Construction crews like the ones on Route 309 are a common site to Pennsylvania drivers, a heavily traveled state constantly trying to fill both potholes and budget gaps.
There are typically about 600 to 800 construction and repair projects under way at any given time, employing about 61,000 workers, most of them contractors, according to PennDOT. For the 2005 calendar year, the agency has awarded $1.3 billion in contracts.
The workers say that, while drivers aren't always happy to see them, the roads desperately need to be modernized.
Decked out in a red hard hat and mirrored shades, carpentry foreman Pete Knies worked a short ways down the road from Freed, leading a team building the foundation for a temporary railroad trestle over Route 309.
A cry of "Fire in the hole!" cracked the crisp, late-morning air as Knies and his crew were building supports for the concrete trestle. When it's done, the 750-foot bridge will carry Norfolk Southern rail traffic until a 1950s-era bridge is replaced.

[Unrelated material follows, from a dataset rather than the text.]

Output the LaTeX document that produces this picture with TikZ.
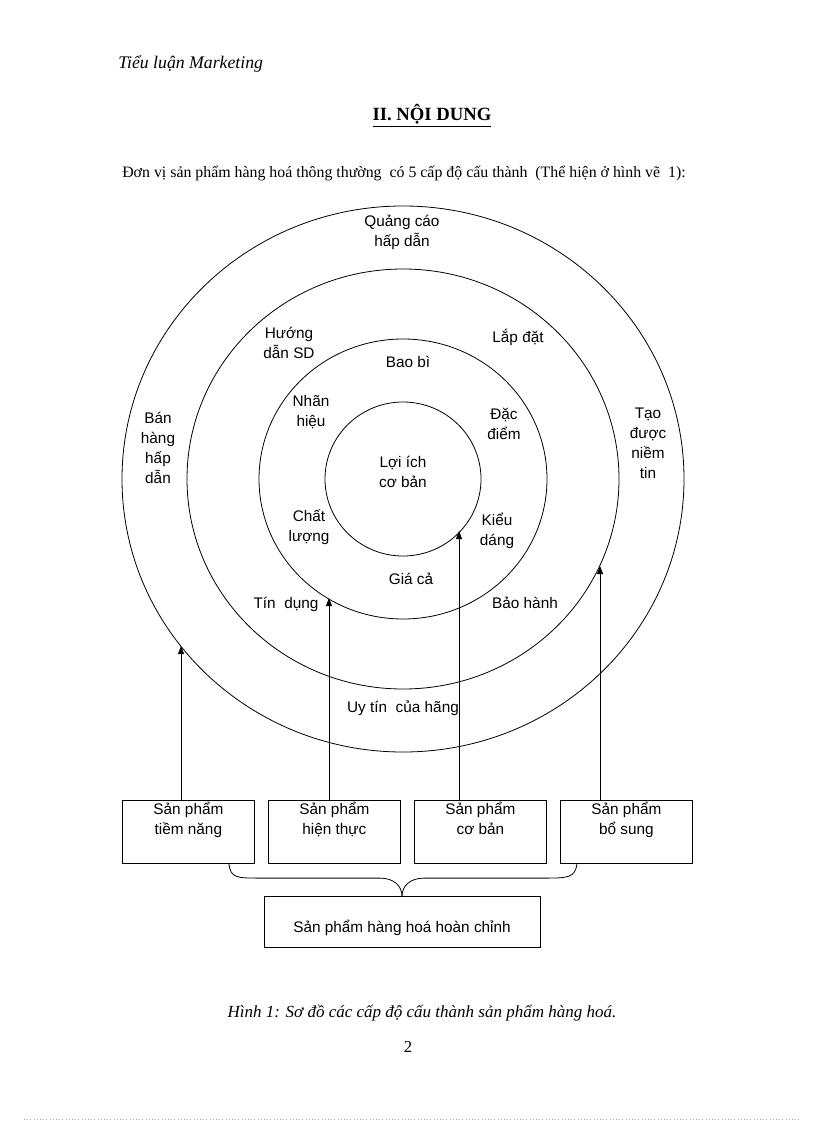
\documentclass[tikz,border=0pt]{standalone}
\usepackage{fontspec}
\setmainfont{Liberation Serif}
\newfontfamily\arialfont{Liberation Sans}
\usetikzlibrary{arrows.meta,calc}
\newcommand\boxtext[1]{\parbox[t][47.25pt][t]{99pt}{\centering\vspace*{1.5pt}#1}}

\tikzset{
	ring/.style={line width=0.6pt},
	lbl/.style={font=\arialfont\fontsize{11.5}{15}\selectfont, align=center, inner sep=0pt},
	pbox/.style={draw, line width=0.6pt, inner sep=0pt, anchor=north west, font=\arialfont\fontsize{11.5}{15}\selectfont},
	up/.style={-{Triangle[length=6pt,width=4.5pt]}, line width=0.6pt},
}

\begin{document}
\begin{tikzpicture}[x=0.75pt,y=-0.75pt]
				\useasboundingbox (0,0) rectangle (816,1123);
				
				\node[anchor=base west, inner sep=0pt, font=\fontsize{13.3}{15}\selectfont\itshape] (header) at (118,69) {Tiểu luận Marketing};
				\node[anchor=base, inner sep=0pt, font=\fontsize{14}{16}\selectfont\bfseries] (title) at (432,121) {\underline{II. NỘI DUNG}};
				\node[anchor=base west, inner sep=0pt, font=\fontsize{11.9}{14}\selectfont] (intro) at (122,178) {Đơn vị sản phẩm hàng hoá thông thường\ \ có 5 cấp độ cấu thành\ \ (Thể hiện ở hình vẽ\ \ 1):};
				
				% the five rings
				\coordinate (o) at (403,479);
				\draw[ring] (o) ellipse [x radius=281, y radius=273];
				\draw[ring] (o) ellipse [x radius=216, y radius=210];
				\draw[ring] (o) ellipse [x radius=144, y radius=140];
				\draw[ring] (o) ellipse [x radius=78, y radius=77];
				
				\node[lbl] (quangcao) at (402,232) {Quảng cáo\\hấp dẫn};
				\node[lbl] (huongdan) at (289,343) {Hướng\\dẫn SD};
				\node[lbl] (lapdat) at (518,337) {Lắp đặt};
				\node[lbl] (baobi) at (408,362) {Bao bì};
				\node[lbl] (nhanhieu) at (311,412) {Nhãn\\hiệu};
				\node[lbl] (dacdiem) at (504,424) {Đặc\\điểm};
				\node[lbl] (banhang) at (158,448) {Bán\\hàng\\hấp\\dẫn};
				\node[lbl] (taoniemtin) at (648,443) {Tạo\\được\\niềm\\tin};
				\node[lbl] (loiich) at (403,472) {Lợi ích\\cơ bản};
				\node[lbl] (chatluong) at (309,527) {Chất\\lượng};
				\node[lbl] (kieudang) at (497,531) {Kiểu\\dáng};
				\node[lbl] (giaca) at (411,579) {Giá cả};
				\node[lbl] (tindung) at (286,604) {Tín\ \ dụng};
				\node[lbl] (baohanh) at (525,603) {Bảo hành};
				\node[lbl] (uytin) at (403,708) {Uy tín\ \ của hãng};
				
				% boxes
				\node[pbox] (b1) at (122,800) {\boxtext{Sản phẩm\\tiềm năng}};
				\node[pbox] (b2) at (268,800) {\boxtext{Sản phẩm\\hiện thực}};
				\node[pbox] (b3) at (414,800) {\boxtext{Sản phẩm\\cơ bản}};
				\node[pbox] (b4) at (560,800) {\boxtext{Sản phẩm\\bổ sung}};
				\node[draw, ring, lbl, text height=15pt, text depth=0pt, minimum width=207pt, minimum height=38.25pt] (all) at (402,922) {Sản phẩm hàng hoá hoàn chỉnh};
				
				\coordinate (t1) at (181,646);
				\coordinate (t2) at (329,598);
				\coordinate (t3) at (459,531);
				\coordinate (t4) at (600,566);
				\draw[up] (b1.north -| t1) -- (t1);
				\draw[up] (b2.north -| t2) -- (t2);
				\draw[up] (b3.north -| t3) -- (t3);
				\draw[up] (b4.north -| t4) -- (t4);
				
				% brace
				\draw[ring] ($(b1.south east)+(-26,0)$) .. controls +(2,14) and +(-24,0) .. ($(all.north)+(-142,-18)$) -- ($(all.north)+(-22,-18)$) .. controls +(14,0) and +(0,-10) .. (all.north);
				\draw[ring] ($(b4.south west)+(17,0)$) .. controls +(-2,14) and +(24,0) .. ($(all.north)+(142,-18)$) -- ($(all.north)+(22,-18)$) .. controls +(-14,0) and +(0,-10) .. (all.north);
				
				\node[anchor=base, inner sep=0pt, font=\fontsize{12.75}{14}\selectfont\itshape] (caption) at (422,1017) {Hình 1: Sơ đồ các cấp độ cấu thành sản phẩm hàng hoá.};
				\node[anchor=base, inner sep=0pt, font=\fontsize{12.5}{14}\selectfont] (pageno) at (408,1052) {2};
				
				\draw[black!30, dotted] (24,1119) -- (800,1119);
			\end{tikzpicture}
\end{document}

"It's all got to be right at the bottom to be right at the top," said Knies, who works for Nyleve Bridge Corp. "They're counting on you to get this done in an expeditious manner."
Workers say they feel the pain of motorists slowed by construction delays - and suffer their own pain from fixing the roads. Sore muscles, bad backs and calluses are just the start. There's also the risks of construction vehicles backing up, heat, gas lines and angry motorists.
A car horn blares as project manager Stephen Ryan is touring his section of the Route 309 project and he instinctively snaps his head to spot any danger. Seconds later, Ryan and his colleagues are dodging pieces of heavy equipment after trucks moving in reverse give off steady warning beeps.
"You will see every crazy thing people will do behind the wheel of the vehicle," Ryan said. "You've got 60,000 cars a day trying to kill you, and then it's one of your own trucks."